La Costituzione, settant’anni al servizio della stabilità

Settant’anni fa si promulgava la Costituzione della Repubblica. Era il 1947. Lo ricordiamo senza alcun intento celebrativo, per non cadere nelle retoriche che non aiutano a crescere. Solo due considerazioni.

La prima è che la storia della nostra Costituzione si è legata in modo assai stretto alla vicenda del presidente della Repubblica. Entrambi, in questi settant’anni, hanno nel complesso garantito una buona stabilità istituzionale e politica e perfino una legittimazione sociale largamente condivisa. A fronte di ormai usuali indici di popolarità piuttosto bassi per la triade governo-Parlamento-partiti, la diade presidenza della Repubblica-Costituzione si è (invece) sempre difesa senza particolari tensioni: rare, al limite.

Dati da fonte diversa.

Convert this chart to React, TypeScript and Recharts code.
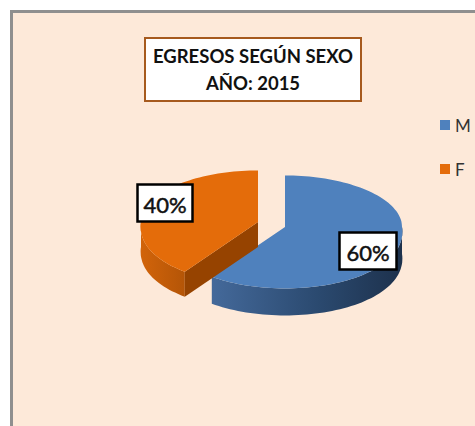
import { Legend, Pie, PieChart } from 'recharts';

const CATEGORIES = ['M', 'F'];
const VALUES = [60, 40];
const COLORS = ['#4f81bd', '#e46c0a'];

const FONT = 'Lato, "Open Sans", sans-serif';

const data = CATEGORIES.map((name, i) => ({ name, value: VALUES[i], fill: COLORS[i] }));

// Fake 3D look: each slice gets flattened, the back half a bit more than the front,
// and the front half is slightly wider (perspective)
const SQUASH_BACK = 0.44;
const SQUASH_FRONT = 0.525;
const FRONT_WIDEN = 0.08;
const DEPTH = [27, 25];
const OFFSET = [
  { x: 0, y: 0 },
  { x: -27, y: -5 },
];
const WALL_FILL = ['url(#wallBlue)', 'url(#wallOrange)'];
const CUT_FILL = '#964300';

// Where the label boxes sit, relative to the slice's apex
const LABEL_POS = [
  { dx: 83, dy: 24 },
  { dx: -93, dy: -19 },
];

const project = (cx: number, cy: number, r: number, deg: number) => {
  const a = (deg * Math.PI) / 180;
  const s = Math.sin(a);
  return {
    x: cx + r * Math.cos(a) * (s < 0 ? 1 - FRONT_WIDEN * s : 1),
    y: cy - r * s * (s > 0 ? SQUASH_BACK : SQUASH_FRONT),
  };
};

const arcPoints = (cx: number, cy: number, r: number, from: number, to: number) => {
  const n = Math.max(2, Math.ceil(Math.abs(to - from) / 2));
  const pts = [];
  for (let i = 0; i <= n; i++) pts.push(project(cx, cy, r, from + ((to - from) * i) / n));
  return pts;
};

const toPath = (pts: { x: number; y: number }[]) =>
  pts.map((p, i) => `${i ? 'L' : 'M'}${p.x.toFixed(1)} ${p.y.toFixed(1)}`).join(' ') + ' Z';

const normalize = (deg: number) => ((deg % 360) + 360) % 360;

const Slice3D = (props: any) => {
  const { startAngle, endAngle, outerRadius, fill, index } = props;
  const cx = props.cx + OFFSET[index].x;
  const cy = props.cy + OFFSET[index].y;
  const depth = DEPTH[index];

  const top = [{ x: cx, y: cy }, ...arcPoints(cx, cy, outerRadius, startAngle, endAngle)];

  // Outer wall only for the part of the rim facing the viewer (180..360 deg)
  const hi = Math.max(startAngle, endAngle);
  const lo = Math.min(startAngle, endAngle);
  let wallFrom = 0;
  let wallTo = 0;
  for (const shift of [-720, -360, 0, 360]) {
    const a = Math.max(lo, 180 + shift);
    const b = Math.min(hi, 360 + shift);
    if (b > a) {
      wallFrom = a;
      wallTo = b;
    }
  }
  const rim = arcPoints(cx, cy, outerRadius, wallFrom, wallTo);
  const wall = [...rim, ...rim.slice().reverse().map((p) => ({ x: p.x, y: p.y + depth }))];

  // The cut face of the pulled-out slice shows along its lower radius
  const cutEnd = project(cx, cy, outerRadius, normalize(startAngle) === 234 ? startAngle : endAngle);
  const cut = [
    { x: cx, y: cy },
    cutEnd,
    { x: cutEnd.x, y: cutEnd.y + depth },
    { x: cx, y: cy + depth },
  ];

  return (
    <g>
      <path d={toPath(wall)} fill={WALL_FILL[index]} />
      {index === 1 && <path d={toPath(cut)} fill={CUT_FILL} />}
      <path d={toPath(top)} fill={fill} />
    </g>
  );
};

const renderLabel = (props: any) => {
  const { cx, cy, index, value } = props;
  const w = index === 0 ? 57 : 55;
  const h = 37;
  const x = cx + OFFSET[index].x + LABEL_POS[index].dx;
  const y = cy + OFFSET[index].y + LABEL_POS[index].dy;
  return (
    <g>
      <rect x={x - w / 2} y={y - h / 2} width={w} height={h} fill="#fff" stroke="#000" strokeWidth={2.5} />
      <text
        x={x}
        y={y + 1}
        textAnchor="middle"
        dominantBaseline="central"
        fontFamily={FONT}
        fontSize={22}
        fill="#111"
        stroke="#111"
        strokeWidth={0.5}
      >
        {value}%
      </text>
    </g>
  );
};

const renderLegend = () => (
  <div style={{ fontFamily: FONT, fontSize: 17, color: '#333' }}>
    {data.map((d) => (
      <div key={d.name} style={{ display: 'flex', alignItems: 'center', height: 44 }}>
        <span style={{ width: 10, height: 10, background: d.fill, marginRight: 5 }} />
        {d.name}
      </div>
    ))}
  </div>
);

export default function App() {
  return (
    <div style={{ position: 'absolute', left: 0, top: 0, width: 475, height: 426, overflow: 'hidden', background: '#fff' }}>
      <div
        style={{
          position: 'absolute',
          left: 10,
          top: 10,
          width: 480,
          height: 430,
          background: '#fde9d9',
          border: '3px solid #8f8f8f',
        }}
      />
      <PieChart
        width={475}
        height={426}
        margin={{ top: 0, right: 0, bottom: 0, left: 0 }}
        style={{ position: 'absolute', left: 0, top: 0 }}
      >
        <defs>
          <linearGradient id="wallBlue" x1="0" y1="0" x2="1" y2="0">
            <stop offset="0" stopColor="#44699a" />
            <stop offset="0.55" stopColor="#2b4a70" />
            <stop offset="1" stopColor="#1d314c" />
          </linearGradient>
          <linearGradient id="wallOrange" x1="0" y1="0" x2="1" y2="0">
            <stop offset="0" stopColor="#d2640a" />
            <stop offset="1" stopColor="#b45507" />
          </linearGradient>
        </defs>
        <Pie
          data={data}
          dataKey="value"
          nameKey="name"
          cx={285}
          cy={227}
          outerRadius={117}
          startAngle={90}
          endAngle={-270}
          stroke="none"
          shape={Slice3D}
          label={renderLabel}
          labelLine={false}
          isAnimationActive={false}
        />
        <Legend
          content={renderLegend}
          wrapperStyle={{ position: 'absolute', left: 440, top: 103, width: 35 }}
        />
      </PieChart>
      <div
        style={{
          position: 'absolute',
          left: 144,
          top: 37,
          width: 214,
          height: 57,
          border: '2px solid #a65a1e',
          background: '#fff',
          fontFamily: FONT,
          fontWeight: 700,
          fontSize: 18.5,
          lineHeight: '27px',
          textAlign: 'center',
          color: '#111',
          paddingTop: 4,
          boxSizing: 'content-box',
        }}
      >
        EGRESOS SEGÚN SEXO
        <br />
        AÑO: 2015
      </div>
    </div>
  );
}
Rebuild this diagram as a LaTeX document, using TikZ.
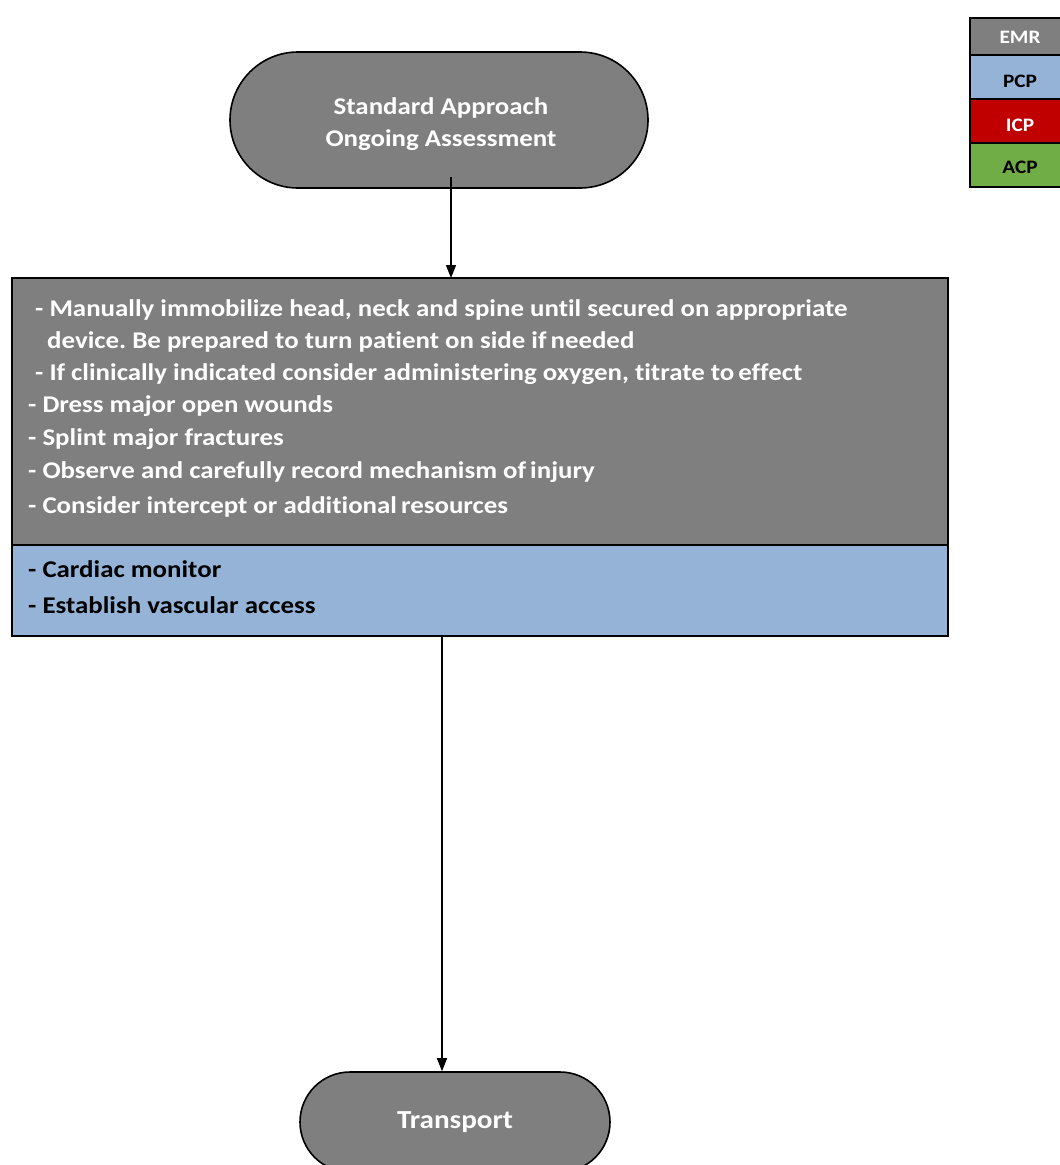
\documentclass[tikz,border=0pt]{standalone}
\usepackage{fontspec}
\setmainfont{Carlito}[Ligatures=NoCommon, FakeStretch=1.12]
\usetikzlibrary{arrows.meta,shapes.misc}
\definecolor{emrgray}{HTML}{7F7F7F}
\definecolor{pcpblue}{HTML}{95B3D7}
\definecolor{icpred}{HTML}{C00000}
\definecolor{acpgreen}{HTML}{70AD47}
\frenchspacing
\begin{document}
\begin{tikzpicture}[x=1pt,y=-1pt,
  pill/.style={rounded rectangle, draw=black, line width=1.6pt, fill=emrgray, text=white, align=center, inner sep=0pt},
  boxstyle/.style={draw=black, line width=1.4pt},
  itemw/.style={anchor=west, text=white, font=\fontsize{24}{28}\selectfont\bfseries, inner sep=0pt},
  itemb/.style={anchor=west, text=black, font=\fontsize{24}{28}\selectfont\bfseries, inner sep=0pt},
  legtext/.style={font=\fontsize{19}{22}\selectfont\bfseries, inner sep=0pt},
  conn/.style={line width=1.3pt, -{Triangle[length=13pt,width=10pt]}}
]
\useasboundingbox (0,0) rectangle (1060,1165);
\begin{scope}
\clip (0,0) rectangle (1060,1165);
% legend
\fill[emrgray] (970,18) rectangle (1068,55);
\fill[pcpblue] (970,55) rectangle (1068,99);
\fill[icpred] (970,99) rectangle (1068,143);
\fill[acpgreen] (970,143) rectangle (1068,187);
\draw[black, line width=1.5pt] (970,18) rectangle (1068,187);
\draw[black, line width=1.5pt] (970,55) -- (1068,55) (970,99) -- (1068,99) (970,143) -- (1068,143);
\node[legtext, text=white] (lemr) at (1020,37) {EMR};
\node[legtext, text=black] (lpcp) at (1020,81) {PCP};
\node[legtext, text=white] (licp) at (1020,125) {ICP};
\node[legtext, text=black] (lacp) at (1020,167) {ACP};

% top pill
\node[pill, minimum width=418pt, minimum height=136pt, font=\fontsize{24}{32}\selectfont\bfseries] (start) at (439,120) {};
\node[text=white, font=\fontsize{24}{32}\selectfont\bfseries, align=center, inner sep=0pt] (starttext) at (441,124) {Standard Approach\\Ongoing Assessment};

% main boxes
\draw[boxstyle, fill=emrgray] (12,278) rectangle (948,545);
\draw[boxstyle, fill=pcpblue] (12,545) rectangle (948,636);
\coordinate (emrtop) at (451,278);
\coordinate (pcpbot) at (442,636);

\node[itemw] (t1) at (35,310) {- Manually immobilize head, neck and spine until secured on appropriate};
\node[itemw] (t2) at (47,342) {device. Be prepared to turn patient on side if\,needed};
\node[itemw] (t3) at (35,374) {- If clinically indicated consider administering oxygen, titrate to\,effect};
\node[itemw] (t4) at (28,406) {- Dress major open wounds};
\node[itemw] (t5) at (28,439) {- Splint major fractures};
\node[itemw] (t6) at (28,472) {- Observe and carefully record mechanism of\,injury};
\node[itemw] (t7) at (28,507) {- Consider intercept or additional\,resources};
\node[itemb] (b1) at (28,569) {- Cardiac monitor};
\node[itemb] (b2) at (28,605) {- Establish vascular access};

% transport pill
\node[pill, minimum width=310pt, minimum height=100pt, font=\fontsize{26}{30}\selectfont\bfseries] (transport) at (455,1122) {Transport};

% connectors
\coordinate (startout) at (451,177);
\draw[conn] (startout) -- (emrtop);
\draw[conn] (pcpbot) -- (pcpbot |- transport.north);
\end{scope}
\end{tikzpicture}
\end{document}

In una Repubblica dal sovente clima politico instabile, ecco che la presidenza della Repubblica e la Costituzione della Repubblica hanno invece mostrato solide capacità di tenuta. La Costituzione ha consentito ai presidenti di adottare funzioni e stili in base alla fase politica, contraddicendo chi riteneva che la stessa Costituzione li relegasse a un ruolo notarile: la Costituzione, a testo invariato, ha consentito quella flessibilità del ruolo che ha dato concretezza all’azione politica.

La seconda considerazione è che, quindi, questa flessibilità tra la vita sociale e politica e le istituzioni possa essere prevista anche per le altre istituzioni. E questo non può accadere a testo invariato. Difendere la Costituzione significa allora adeguarla – senza stravolgerla nei suoi principi fondativi – alla Costituzione reale, con cui intendiamo sia le buone consuetudini che la politica (come la vita) produce sia le innovazioni (anche in politica si può parlare di innovazioni) che ci aiuterebbero a raggiungere più speditamente il bene comune.

Oggi parlare di riforme appare piuttosto velleitario. Sono spariti anche i “riformisti”: né alla Camera né al Senato esiste un gruppo che faccia riferimento a questa pur sempre nobile tradizione politica. Eppure la riforma – anche solo sotto forma di manutenzione – è sempre necessaria. Perché se le istituzioni mantengono un buon rapporto con la vita e il sentimento collettivo, allora si consolidano. Diversamente, vince il populismo nella sua peggior forma, quella che vorrebbe sempre azzerare tutto, perché è tutto sbagliato, tutto da rifare. Rifare non è riformare.

Ci auguriamo che quando nei prossimi mesi andrà in scena la campagna elettorale, oltre ai toni ovviamente divisivi sui diversi modi di dar risposta ai problemi, si possa anche tornare a parlare di riforme da fare insieme per rafforzare quelle istituzioni che non possiamo indebolire senza indebolire contestualmente ogni soggetto politico e l’idea stessa di politica.